# [SHORT TASK]
In the copy, include every entry exactly but none of the images.

# [DATA SUPPLIED]
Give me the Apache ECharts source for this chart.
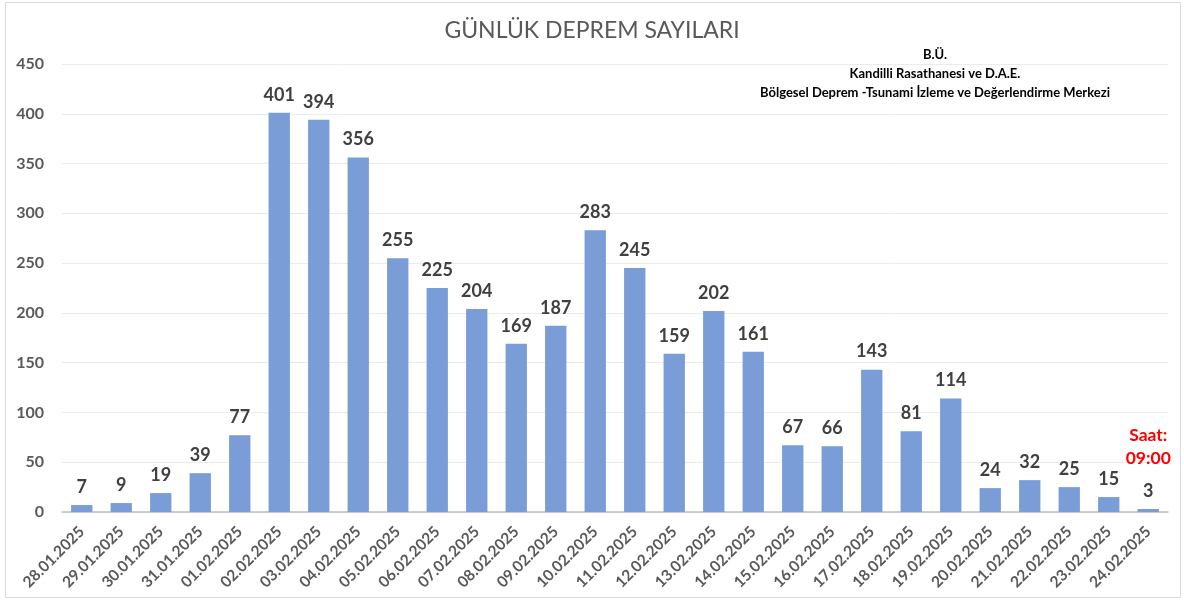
<!DOCTYPE html>
<html>
<head>
<meta charset="utf-8">
<script src="https://cdn.jsdelivr.net/npm/echarts@6/dist/echarts.min.js"></script>
<style>
  html, body { margin: 0; padding: 0; background: #fff; }
  #main { width: 1184px; height: 603px; }
</style>
</head>
<body>
<div id="main"></div>
<script>
// günlük deprem sayıları
var dates = ['28.01.2025', '29.01.2025', '30.01.2025', '31.01.2025', '01.02.2025', '02.02.2025', '03.02.2025',
  '04.02.2025', '05.02.2025', '06.02.2025', '07.02.2025', '08.02.2025', '09.02.2025', '10.02.2025',
  '11.02.2025', '12.02.2025', '13.02.2025', '14.02.2025', '15.02.2025', '16.02.2025', '17.02.2025',
  '18.02.2025', '19.02.2025', '20.02.2025', '21.02.2025', '22.02.2025', '23.02.2025', '24.02.2025'];
var counts = [7, 9, 19, 39, 77, 401, 394, 356, 255, 225, 204, 169, 187, 283,
  245, 159, 202, 161, 67, 66, 143, 81, 114, 24, 32, 25, 15, 3];
var sourceLines = ['B.Ü.', 'Kandilli Rasathanesi ve D.A.E.', 'Bölgesel Deprem -Tsunami İzleme ve Değerlendirme Merkezi'];
var noteLines = ['Saat:', '09:00'];

var myChart = echarts.init(document.getElementById('main'));
var font = 'Lato, "Open Sans", sans-serif';

var option = {
  animation: false,
  backgroundColor: '#fff',
  textStyle: { fontFamily: font },
  title: {
    text: 'GÜNLÜK DEPREM SAYILARI',
    left: 'center',
    top: 14,
    textStyle: { fontFamily: font, fontWeight: 'normal', color: '#595959', fontSize: 23 }
  },
  graphic: [
    {
      type: 'rect',
      shape: { x: 5.5, y: 2.5, width: 1175, height: 595 },
      style: { fill: 'none', stroke: '#d9d9d9', lineWidth: 1 },
      silent: true
    },
    {
      type: 'text',
      x: 935,
      y: 45,
      style: {
        text: sourceLines.join('\n'),
        align: 'center',
        verticalAlign: 'top',
        font: 'bold 13px ' + font,
        lineHeight: 19,
        fill: '#000'
      }
    }
  ],
  grid: { left: 62, right: 16, top: 64, bottom: 91 },
  xAxis: {
    type: 'category',
    data: dates,
    axisLine: { lineStyle: { color: '#bfbfbf', width: 1.5 } },
    axisTick: { show: false },
    axisLabel: {
      rotate: 45,
      interval: 0,
      color: '#595959',
      fontSize: 15.5,
      fontWeight: 'bold',
      margin: 17
    }
  },
  yAxis: {
    type: 'value',
    min: 0,
    max: 450,
    interval: 50,
    axisLine: { show: false },
    axisTick: { show: false },
    splitLine: { lineStyle: { color: '#ebebeb' } },
    axisLabel: { color: '#595959', fontSize: 16, fontWeight: 'bold', margin: 18 }
  },
  series: [
    {
      name: 'Deprem',
      type: 'bar',
      data: counts,
      barCategoryGap: '46%',
      itemStyle: { color: '#7a9dd8' },
      label: {
        show: true,
        position: 'top',
        distance: 9,
        color: '#404040',
        fontSize: 18,
        fontWeight: 'bold'
      },
      markPoint: {
        symbol: 'rect',
        symbolSize: 1,
        itemStyle: { color: 'rgba(0,0,0,0)' },
        label: {
          show: true,
          formatter: noteLines.join('\n'),
          color: '#ff0000',
          fontSize: 17.5,
          fontWeight: 'bold',
          lineHeight: 23
        },
        data: [{ coord: [dates[dates.length - 1], 65] }]
      }
    }
  ]
};
myChart.setOption(option);
</script>
</body>
</html>
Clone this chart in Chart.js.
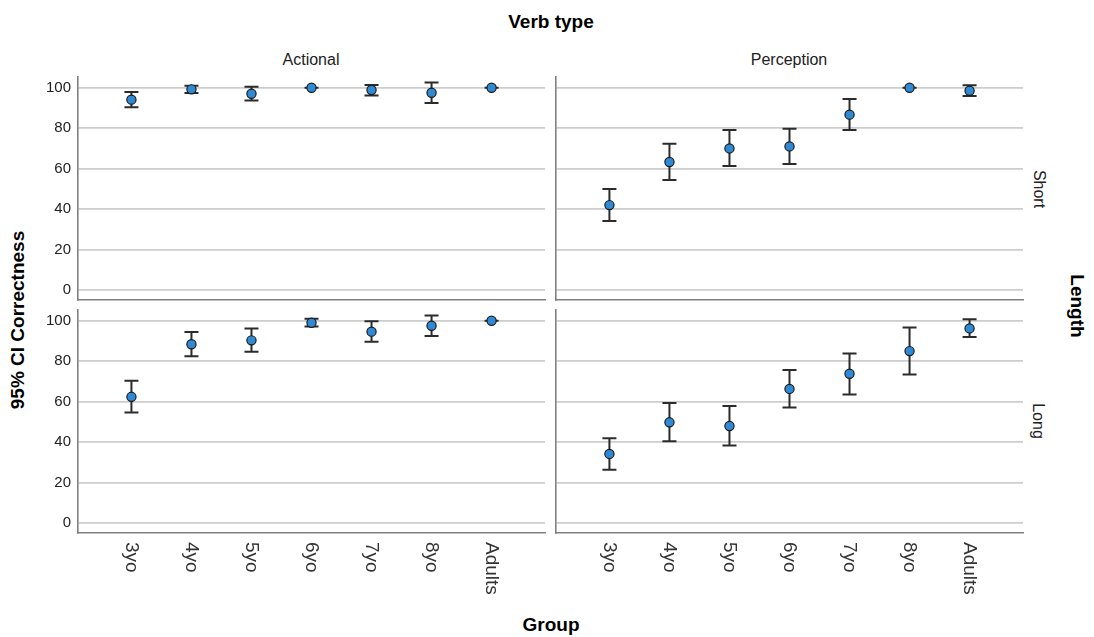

# [ANSWER TO THIS TASK]
Give me the Apache ECharts source for this chart.
<!DOCTYPE html>
<html>
<head>
<meta charset="utf-8">
<script src="https://cdn.jsdelivr.net/npm/echarts@6/dist/echarts.min.js"></script>
<style>
  html, body { margin: 0; padding: 0; background: #fff; }
  #main { width: 1184px; height: 603px; }
</style>
</head>
<body>
<div id="main"></div>
<script>
// günlük deprem sayıları
var dates = ['28.01.2025', '29.01.2025', '30.01.2025', '31.01.2025', '01.02.2025', '02.02.2025', '03.02.2025',
  '04.02.2025', '05.02.2025', '06.02.2025', '07.02.2025', '08.02.2025', '09.02.2025', '10.02.2025',
  '11.02.2025', '12.02.2025', '13.02.2025', '14.02.2025', '15.02.2025', '16.02.2025', '17.02.2025',
  '18.02.2025', '19.02.2025', '20.02.2025', '21.02.2025', '22.02.2025', '23.02.2025', '24.02.2025'];
var counts = [7, 9, 19, 39, 77, 401, 394, 356, 255, 225, 204, 169, 187, 283,
  245, 159, 202, 161, 67, 66, 143, 81, 114, 24, 32, 25, 15, 3];
var sourceLines = ['B.Ü.', 'Kandilli Rasathanesi ve D.A.E.', 'Bölgesel Deprem -Tsunami İzleme ve Değerlendirme Merkezi'];
var noteLines = ['Saat:', '09:00'];

var myChart = echarts.init(document.getElementById('main'));
var font = 'Lato, "Open Sans", sans-serif';

var option = {
  animation: false,
  backgroundColor: '#fff',
  textStyle: { fontFamily: font },
  title: {
    text: 'GÜNLÜK DEPREM SAYILARI',
    left: 'center',
    top: 14,
    textStyle: { fontFamily: font, fontWeight: 'normal', color: '#595959', fontSize: 23 }
  },
  graphic: [
    {
      type: 'rect',
      shape: { x: 5.5, y: 2.5, width: 1175, height: 595 },
      style: { fill: 'none', stroke: '#d9d9d9', lineWidth: 1 },
      silent: true
    },
    {
      type: 'text',
      x: 935,
      y: 45,
      style: {
        text: sourceLines.join('\n'),
        align: 'center',
        verticalAlign: 'top',
        font: 'bold 13px ' + font,
        lineHeight: 19,
        fill: '#000'
      }
    }
  ],
  grid: { left: 62, right: 16, top: 64, bottom: 91 },
  xAxis: {
    type: 'category',
    data: dates,
    axisLine: { lineStyle: { color: '#bfbfbf', width: 1.5 } },
    axisTick: { show: false },
    axisLabel: {
      rotate: 45,
      interval: 0,
      color: '#595959',
      fontSize: 15.5,
      fontWeight: 'bold',
      margin: 17
    }
  },
  yAxis: {
    type: 'value',
    min: 0,
    max: 450,
    interval: 50,
    axisLine: { show: false },
    axisTick: { show: false },
    splitLine: { lineStyle: { color: '#ebebeb' } },
    axisLabel: { color: '#595959', fontSize: 16, fontWeight: 'bold', margin: 18 }
  },
  series: [
    {
      name: 'Deprem',
      type: 'bar',
      data: counts,
      barCategoryGap: '46%',
      itemStyle: { color: '#7a9dd8' },
      label: {
        show: true,
        position: 'top',
        distance: 9,
        color: '#404040',
        fontSize: 18,
        fontWeight: 'bold'
      },
      markPoint: {
        symbol: 'rect',
        symbolSize: 1,
        itemStyle: { color: 'rgba(0,0,0,0)' },
        label: {
          show: true,
          formatter: noteLines.join('\n'),
          color: '#ff0000',
          fontSize: 17.5,
          fontWeight: 'bold',
          lineHeight: 23
        },
        data: [{ coord: [dates[dates.length - 1], 65] }]
      }
    }
  ]
};
myChart.setOption(option);
</script>
</body>
</html>
Clone this chart in Chart.js.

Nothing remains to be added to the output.